Tuesday, May 22, 2018

Fantagraphics: Bayer & Marra's Crime Destroyer #2

Josh Bayer's All-Time Comics line published by Fantagraphics has had its ups and downs. It's walked the narrow line between satire of hyper-violent, sexist comics and a celebration of same. Crime Destroyer #2 is mostly a Benjamin Marra production, with co-scripting by Bayer. It has the usual Marra beats, only some of the inherent ridiculousness of the character (like two Black Power fists acting as epaulets on his uniform) pulls away from Marra's usual deadpan delivery. It eventually answers the question: what if Ben Marra wrote Batman?

The issue begins with the titular character barging in on a villain named P.S.Y.C.H.O., a crazy nihilist type not unlike the Joker. The story explores the way vigilantism might actually play out, as he prevents the execution of judges by shooting the villain. They are outraged that he took the law into his own hands, before he reassured them that he used rubber bullets to stun him. When Crime Destroyer takes the villain to police headquarters, the by-the-book commissioner orders the villain to be freed and CD to be arrested, saying, "The law demands not justice--but order..." Marra hits on a sensitive political topic in a blunt manner, as the "Blue Lives Matter" mantra and the unwillingness of good cops to hold bad cops accountable for their actions is precisely about order over justice. It's also the polar opposite of what usually happens to super-heroes in these kinds of stories, as they become sort of unofficial members of the police department.
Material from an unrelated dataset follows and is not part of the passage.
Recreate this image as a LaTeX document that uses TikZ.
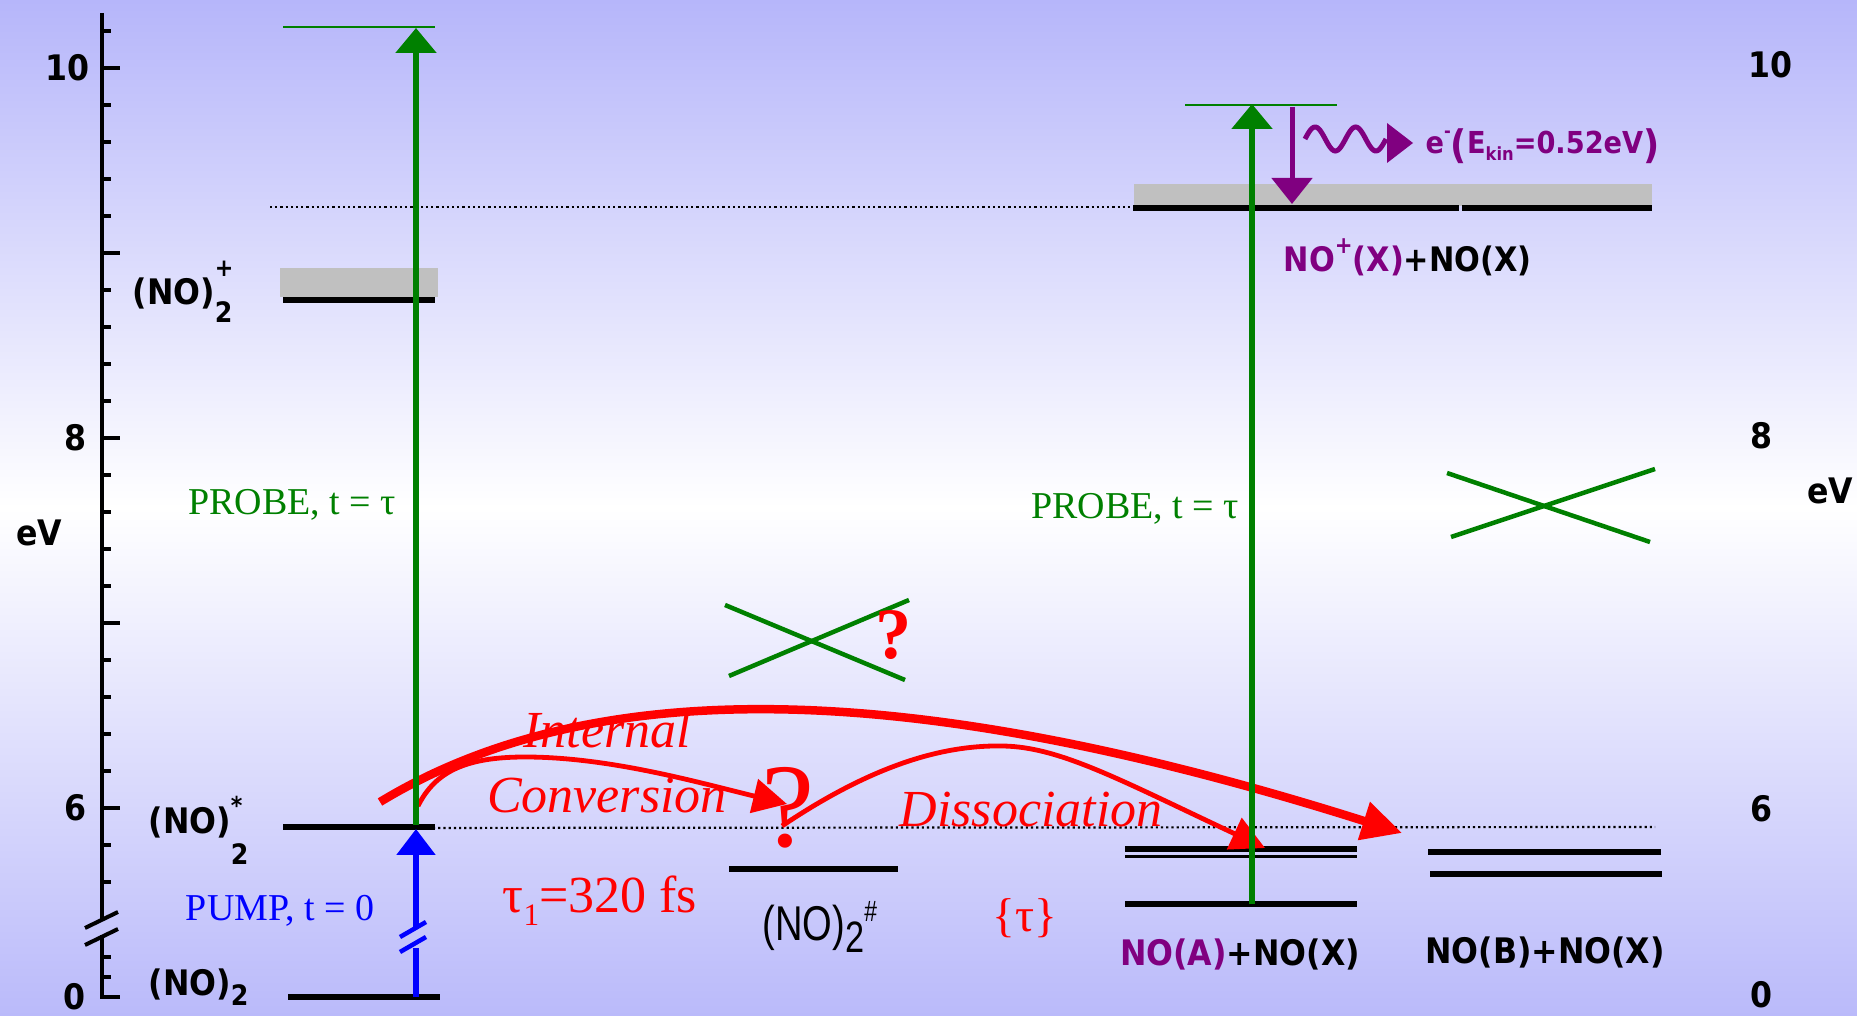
\documentclass[tikz,border=0pt]{standalone}
\usepackage{fontspec}
\setmainfont{Liberation Serif}
\setsansfont{DejaVu Sans}
\newfontfamily\heavysf[FakeStretch=0.9]{DejaVu Sans}
\newfontfamily\narrowsf{Liberation Sans}
\usetikzlibrary{arrows.meta,positioning}
\definecolor{bgtop}{RGB}{182,182,250}
\definecolor{bgbot}{RGB}{186,186,250}
\definecolor{probegreen}{RGB}{0,128,0}
\definecolor{ionpurple}{RGB}{128,0,128}
\definecolor{bandgray}{RGB}{192,192,192}
\newcommand{\dimer}[3]{(NO)\rlap{\raisebox{#3}{\scalebox{0.7}{#2}}}\raisebox{#1}{\scalebox{0.8}{2}}}

\begin{document}
\begin{tikzpicture}[x=0.1mm, y=-0.1mm,
  lvl/.style={line width=0.6mm},
  axisline/.style={line width=0.4mm},
  dotline/.style={line width=0.22mm, dash pattern=on 0.22mm off 0.3mm},
  xcross/.style={probegreen, line width=0.45mm},
  probe/.style={probegreen, line width=0.55mm, -{Triangle[length=2.5mm, width=4mm]}},
  pump/.style={blue, line width=0.55mm},
  redthick/.style={red, line width=0.85mm, -{Triangle[length=4mm, width=3.8mm]}},
  redthin/.style={red, line width=0.48mm, -{Triangle[length=3.4mm, width=3.4mm]}},
  boldlbl/.style={font=\heavysf\bfseries\fontsize{10}{12}\selectfont, inner sep=0pt},
  serif/.style={font=\fontsize{10.8}{13}\selectfont, inner sep=0pt},
  redreg/.style={red, font=\fontsize{14.8}{17}\selectfont, inner sep=0pt},
  redital/.style={red, font=\itshape\fontsize{14.8}{17}\selectfont, inner sep=0pt}]

% background
\useasboundingbox (0,0) rectangle (1857,1016);
\clip (0,0) rectangle (1857,1016);
\shade[top color=bgtop, bottom color=bgbot, middle color=white] (0,0) rectangle (1857,1016);

% energy axis
\draw[axisline] (102,13) -- (102,919);
\draw[axisline] (102,935) -- (102,997) -- (120,997);
\foreach \e in {6,...,10}
  \draw[axisline] (102,{68+(10-\e)*185}) -- ++(18,0);
\foreach \k in {-1,1,2,3,4,6,7,8,9,11,12,13,14,16,17,18,19,21,22}
  \draw[axisline] (102,{68+\k*37}) -- ++(9,0);
\foreach \y in {957,977}
  \draw[axisline] (102,\y) -- ++(9,0);
\draw[axisline] (85,928) -- (118,912);
\draw[axisline] (85,945) -- (118,929);

\node[boldlbl, anchor=east] (lTen) at (90,68) {10};
\node[boldlbl, anchor=east] (lEight) at (87,438) {8};
\node[boldlbl, anchor=east] (lSix) at (87,808) {6};
\node[boldlbl, anchor=east] (lZero) at (86,997) {0};
\node[boldlbl] (lUnit) at (39,533) {eV};
\node[boldlbl, anchor=west] (rTen) at (1748,65) {10};
\node[boldlbl, anchor=west] (rEight) at (1750,436) {8};
\node[boldlbl, anchor=west] (rSix) at (1750,809) {6};
\node[boldlbl, anchor=west] (rZero) at (1750,995) {0};
\node[boldlbl] (rUnit) at (1830,491) {eV};

% levels, dimer side
\fill[bandgray] (280,268) rectangle (438,297);
\draw[lvl] (283,300) -- (435,300);
\draw[probegreen, line width=0.15mm] (283,27) -- (435,27);
\draw[lvl] (283,827) -- (435,827);
\draw[lvl] (288,997) -- (440,997);
\draw[dotline] (270,207) -- (1131,207);
\draw[dotline] (355,828) -- (1655,827);
\draw[lvl] (729,869) -- (898,869);

% levels, fragment side
\fill[bandgray] (1134,184) rectangle (1652,206);
\draw[lvl] (1133,208) -- (1459,208);
\draw[lvl] (1462,208) -- (1652,208);
\draw[probegreen, line width=0.15mm] (1185,105) -- (1337,105);
\draw[lvl] (1125,849) -- (1357,849);
\draw[line width=0.3mm] (1125,857) -- (1357,857);
\draw[lvl] (1125,904) -- (1357,904);
\draw[lvl] (1428,852) -- (1661,852);
\draw[lvl] (1430,874) -- (1662,874);

% crossings
\draw[xcross] (725,605) -- (905,680);
\draw[xcross] (729,676) -- (909,600);
\draw[xcross] (1447,473) -- (1650,542);
\draw[xcross] (1451,537) -- (1655,469);

% state labels
\node[boldlbl, anchor=base west] (ionDimer) at (132,305) {\dimer{-0.9ex}{+}{1.5ex}};
\node[boldlbl, anchor=base west] (excDimer) at (148,834) {\dimer{-1.6ex}{*}{1ex}};
\node[boldlbl, anchor=base west] (gndDimer) at (148,995) {\dimer{-0.55ex}{}{0pt}};
\node[inner sep=0pt, anchor=base west, font=\narrowsf\fontsize{13.9}{15}\selectfont] (hotDimer) at (762,940)
  {\scalebox{0.78}[1]{(NO)\raisebox{-0.25em}{\scalebox{0.9}{2}}\raisebox{0.37em}{\scalebox{0.6}{\#}}}};
\node[boldlbl, anchor=base west, font=\heavysf\bfseries\fontsize{9.6}{12}\selectfont] (ionPair) at (1283,272)
  {\textcolor{ionpurple}{NO\raisebox{1ex}{\scalebox{0.7}{+}}(X)}+NO(X)};
\node[boldlbl, anchor=base] (aPair) at (1240,965) {\textcolor{ionpurple}{NO(A)}+NO(X)};
\node[boldlbl, anchor=base] (bPair) at (1545,963) {NO(B)+NO(X)};
\node[boldlbl, ionpurple, anchor=base west, font=\heavysf\bfseries\fontsize{8.6}{10}\selectfont] (eKin) at (1425,154)
  {e\raisebox{1ex}{\scalebox{0.6}{-}}\raisebox{-0.3ex}{\scalebox{1.3}{(}}E\raisebox{-0.4ex}{\scalebox{0.6}{kin}}=0.52eV\raisebox{-0.3ex}{\scalebox{1.3}{)}}};

% red processes
\coordinate (icStart) at (380,802);
\coordinate (fastEnd) at (1402,833);
\coordinate (icFrom) at (418,806);
\coordinate (icTo) at (787,804);
\coordinate (dsFrom) at (782,826);
\coordinate (dsTo) at (1265,848);
\draw[redthick] (icStart) .. controls (610,662) and (950,690) .. (fastEnd);
\draw[redthin] (icFrom) .. controls (435,772) and (465,757) .. (525,757)
  .. controls (610,757) and (700,783) .. (icTo);
\draw[redthin] (dsFrom) .. controls (880,760) and (950,745) .. (1003,746)
  .. controls (1060,747) and (1120,780) .. (dsTo);

\node[redital, anchor=base] (icOne) at (607,748) {Internal};
\node[redital, anchor=base] (icTwo) at (607,812) {Conversion};
\node[redital, anchor=base] (dsText) at (1031,827) {Dissociation};
\node[redreg, anchor=base] (tauOne) at (600,912) {τ\raisebox{-0.25em}{\scalebox{0.6}{1}}=320 fs};
\node[red, inner sep=0pt, anchor=base, font=\fontsize{13.5}{15}\selectfont] (tauSet) at (1025,932) {\{τ\}};
\node[red, inner sep=0pt, font=\fontsize{34}{36}\selectfont] (bigQ) at (788,808) {?};
\node[red, inner sep=0pt, font=\bfseries\fontsize{20.6}{22}\selectfont] (smallQ) at (894,635) {?};

% pump and probe
\coordinate (gnd) at (416,997);
\coordinate (pumpBrkA) at (416,948);
\coordinate (pumpBrkB) at (416,928);
\coordinate (pumpTip) at (416,829);
\draw[pump] (gnd) -- (pumpBrkA);
\draw[pump, -{Triangle[length=2.6mm, width=3.8mm]}] (pumpBrkB) -- (pumpTip);
\draw[blue, line width=0.45mm] (400,937) -- (426,922);
\draw[blue, line width=0.45mm] (400,952) -- (426,937);

\coordinate (probeLFrom) at (416,825);
\coordinate (probeLTo) at (416,28);
\coordinate (probeRFrom) at (1252,904);
\coordinate (probeRTo) at (1252,104);
\draw[probe] (probeLFrom) -- (probeLTo);
\draw[probe] (probeRFrom) -- (probeRTo);

\node[serif, probegreen, anchor=base] (probeL) at (292,515) {PROBE, t = τ};
\node[serif, probegreen, anchor=base] (probeR) at (1135,519) {PROBE, t = τ};
\node[serif, blue, anchor=base] (pumpLbl) at (280,920) {PUMP, t = 0};

% photoelectron
\coordinate (ionTop) at (1292,107);
\coordinate (ionBand) at (1292,204);
\draw[ionpurple, line width=0.5mm, -{Triangle[length=2.6mm, width=4mm]}] (ionTop) -- (ionBand);
\draw[ionpurple, line width=0.5mm] plot[domain=0:720, samples=60, smooth] ({1305+\x/720*81}, {139-12*sin(\x)});
\fill[ionpurple] (1387,123) -- (1413,143) -- (1387,163) -- cycle;

\end{tikzpicture}
\end{document}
Marra and Bayer go straight for the throat again and again. The P.S.Y.C.H.O. kidnaps the commissioner's adult daughter after he's freed, prompting Crime Destroyer's only ally left to call him to help rescue her. He finds the villain, dispatches his muscle and then shoots him in the back with a real bullet as he runs away. CD then finishes the job by throwing him over a ledge--or does he? There's a villainous intervention by the Big Bad of the ATC line, Raingod, leading to an ending out of an old Steranko issue of Captain America. The comic's satirical elements are in many ways in conflict with its campier aspects, a frequent problem with superhero comics in general. Marra's stiff, 80s-emulating art really does make it look like a relic from another era, especially since veteran letterer Rick Parker contributed to this issue. The overall effect is somewhere betwixt and between. It doesn't work as light entertainment, but the characters are too thin to really work on a more sophisticated satirical level. There's a lot that's interesting about this comic, but its dissonant tone makes it disposable.